Parece-nos a análise proposta pelo consulente justa, uma vez que estamos perante um funcionamento particular do verbo ser.
O constituinte «era uma vez» é uma expressão fixa com um valor equivalente a “há muito tempo” (Dicionário Houaiss). Não obstante, esta expressão tem a particularidade de ser analisável e de se combinar com diferentes constituintes.
Assim, em «era uma vez», o verbo ser é o verbo nuclear, que aqui funciona como verbo intransitivo, sendo o grupo nominal que o segue o seu sujeito. Por essa razão, nas construções seguintes «um príncipe», «um homem» e «uma aldeia» têm a função de sujeito do verbo ser:
(1) «Era uma vez um príncipe»
(2) «Era uma vez um homem»
(3) «Era uma vez uma aldeia»
Repare-se que esta construção tem, todavia, a particularidade de manter o singular ainda que o sujeito seja plural:
(4) «Era uma vez dois príncipes»
(5) «Era uma vez três homens»
(6) «Era uma vez duas aldeias»
Este facto sintático inusitado é justificado por Bechara, citando A.G. Kury: «a atração fortíssima que exerce o numeral uma da locução uma vez”, leva a que o verbo fique no singular ainda quando o sujeito seja um plural: Disse que era uma vez dois (...) compadres, um rico e outro pobre [CC.1, 31]. Era uma vez três moças muito bonitas e trabalhadeiras [CC.1, 120].»

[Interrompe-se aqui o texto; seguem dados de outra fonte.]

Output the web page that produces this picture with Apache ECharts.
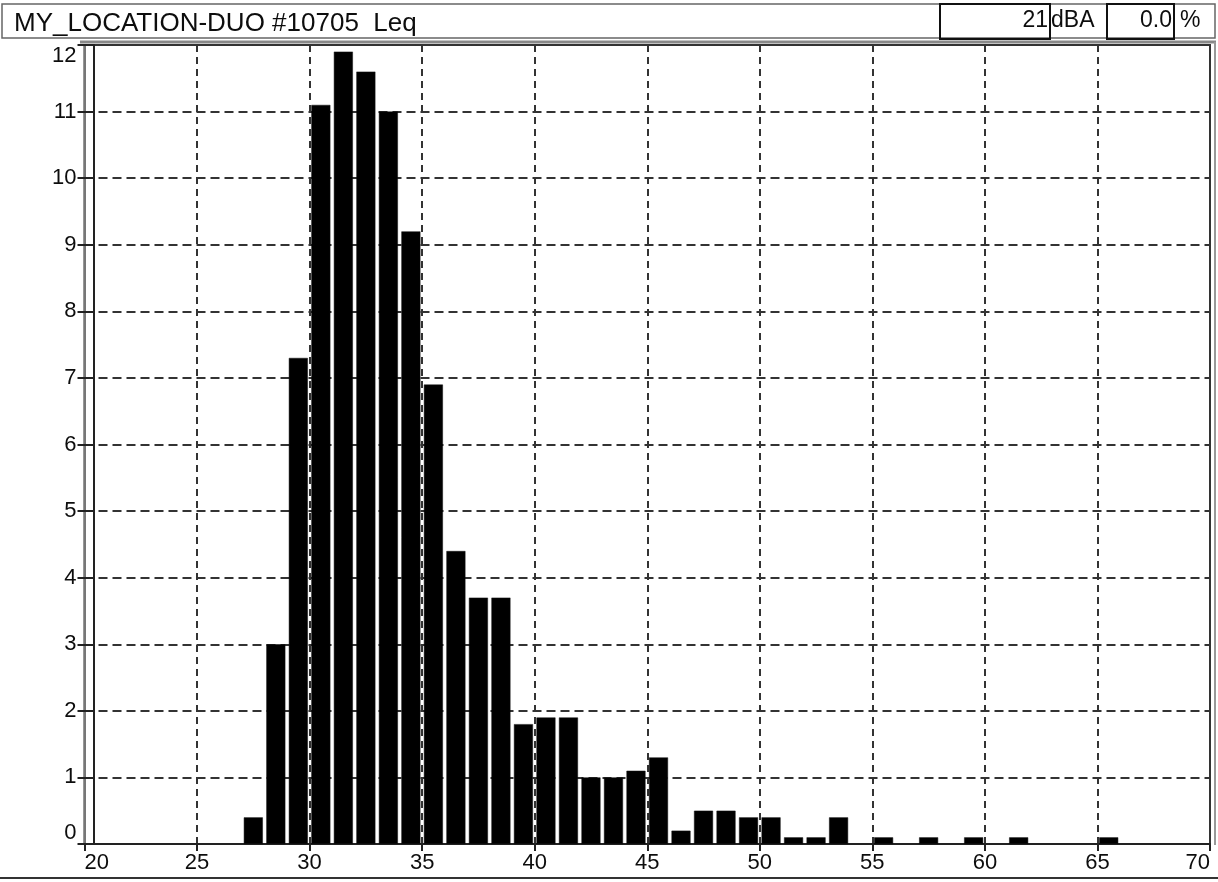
<!DOCTYPE html>
<html>
<head>
<meta charset="utf-8">
<script src="https://cdn.jsdelivr.net/npm/echarts@6/dist/echarts.min.js"></script>
<style>
html,body{margin:0;padding:0;background:#fff;}
#chart{width:1218px;height:882px;}
</style>
</head>
<body>
<div id="chart"></div>
<script>
// Data
const titleText = 'MY_LOCATION-DUO #10705  Leq';
const levelValue = '21';
const levelUnit = 'dBA';
const percentValue = '0.0';
const percentUnit = '%';
const binStart = [27, 28, 29, 30, 31, 32, 33, 34, 35, 36, 37, 38, 39, 40, 41, 42, 43, 44, 45, 46, 47, 48, 49, 50, 51, 52, 53, 55, 57, 59, 61, 65];
const binPercent = [0.4, 3.0, 7.3, 11.1, 11.9, 11.6, 11.0, 9.2, 6.9, 4.4, 3.7, 3.7, 1.8, 1.9, 1.9, 1.0, 1.0, 1.1, 1.3, 0.2, 0.5, 0.5, 0.4, 0.4, 0.1, 0.1, 0.4, 0.1, 0.1, 0.1, 0.1, 0.1];
const xMin = 20, xMax = 70, xStep = 5;
const yMin = 0, yMax = 12, yStep = 1;
const binWidth = 1;

const FONT = '"Liberation Sans", Arial, sans-serif';
const TXT = '#0d0d0d';
const chart = echarts.init(document.getElementById('chart'), null, {renderer: 'canvas'});

const barData = binStart.map((s, i) => [s + binWidth / 2, binPercent[i]]);

const option = {
  backgroundColor: '#ffffff',
  animation: false,
  title: {
    text: titleText,
    left: 9,
    top: 6,
    textStyle: {fontFamily: FONT, fontSize: 26, fontWeight: 'normal', color: TXT}
  },
  grid: {
    left: 84.5, right: 8, top: 45, bottom: 38,
    show: true, borderColor: '#333', borderWidth: 2, backgroundColor: 'transparent'
  },
  xAxis: {
    type: 'value',
    min: xMin, max: xMax, interval: xStep,
    axisLine: {show: true, onZero: false, lineStyle: {color: '#222', width: 2}},
    axisTick: {show: true, length: 7, lineStyle: {color: '#222', width: 2}},
    axisLabel: {
      fontFamily: FONT, fontSize: 22, color: TXT, margin: 8,
      alignMinLabel: 'left', alignMaxLabel: 'right'
    },
    splitLine: {show: true, lineStyle: {color: '#333', width: 2, type: [7, 5]}}
  },
  yAxis: [
    {
      type: 'value',
      min: yMin, max: yMax, interval: yStep,
      position: 'left',
      axisLine: {show: true, lineStyle: {color: '#777', width: 2}},
      axisTick: {show: true, length: 7, lineStyle: {color: '#222', width: 2}},
      axisLabel: {
        fontFamily: FONT, fontSize: 22, color: TXT, margin: 8,
        verticalAlignMinLabel: 'bottom', verticalAlignMaxLabel: 'top'
      },
      splitLine: {show: true, lineStyle: {color: '#333', width: 2, type: [9, 5]}}
    },
    {
      type: 'value',
      min: yMin, max: yMax, interval: yStep,
      position: 'left',
      offset: -9,
      axisLine: {show: true, lineStyle: {color: '#222', width: 2}},
      axisTick: {show: true, length: 9, lineStyle: {color: '#222', width: 2}},
      axisLabel: {show: false},
      splitLine: {show: false}
    }
  ],
  series: [{
    type: 'bar',
    data: barData,
    barWidth: 19,
    yAxisIndex: 0,
    itemStyle: {color: '#000', borderColor: '#111', borderWidth: 0.5},
    silent: true
  }],
  graphic: [
    // header box
    {type: 'rect', shape: {x: 2, y: 4, width: 1213, height: 34}, style: {fill: 'none', stroke: '#666', lineWidth: 1.5}, z: 0},
    {type: 'rect', shape: {x: 940, y: 4, width: 110, height: 35}, style: {fill: 'none', stroke: '#111', lineWidth: 2}},
    {type: 'rect', shape: {x: 1107, y: 4, width: 67, height: 35}, style: {fill: 'none', stroke: '#111', lineWidth: 2}},
    {type: 'text', x: 1048, y: 21, style: {text: levelValue, fontFamily: FONT, fontSize: 23, fill: TXT, align: 'right', verticalAlign: 'middle'}},
    {type: 'text', x: 1051, y: 21, style: {text: levelUnit, fontFamily: FONT, fontSize: 23, fill: TXT, align: 'left', verticalAlign: 'middle'}},
    {type: 'text', x: 1172, y: 21, style: {text: percentValue, fontFamily: FONT, fontSize: 23, fill: TXT, align: 'right', verticalAlign: 'middle'}},
    {type: 'text', x: 1180, y: 21, style: {text: percentUnit, fontFamily: FONT, fontSize: 23, fill: TXT, align: 'left', verticalAlign: 'middle'}},
    // plot frame outer shading
    {type: 'line', shape: {x1: 80, y1: 42, x2: 1216, y2: 42}, style: {stroke: '#888', lineWidth: 3}},
    {type: 'line', shape: {x1: 1215, y1: 42, x2: 1215, y2: 845}, style: {stroke: '#999', lineWidth: 2}},
    // bottom rule
    {type: 'line', shape: {x1: 0, y1: 878, x2: 1218, y2: 878}, style: {stroke: '#333', lineWidth: 2}}
  ]
};
chart.setOption(option);
</script>
</body>
</html>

De acordo com esta análise sintática, a locução adverbial «uma vez» desempenha a função de modificador do grupo verbal (ou de complemento circunstancial)2.
Disponha sempre!
1. cf. E. Bechara, Moderna Gramática Portuguesa. Ed. Lucerna, p. 454.
2. De acordo com o quadro da Nomenclatura Gramatical Portuguesa de 1967, que já não se encontra em vigor no ensino básico e secundário em Portugal, onde se segue atualmente a proposta constante do Dicionário Terminológico.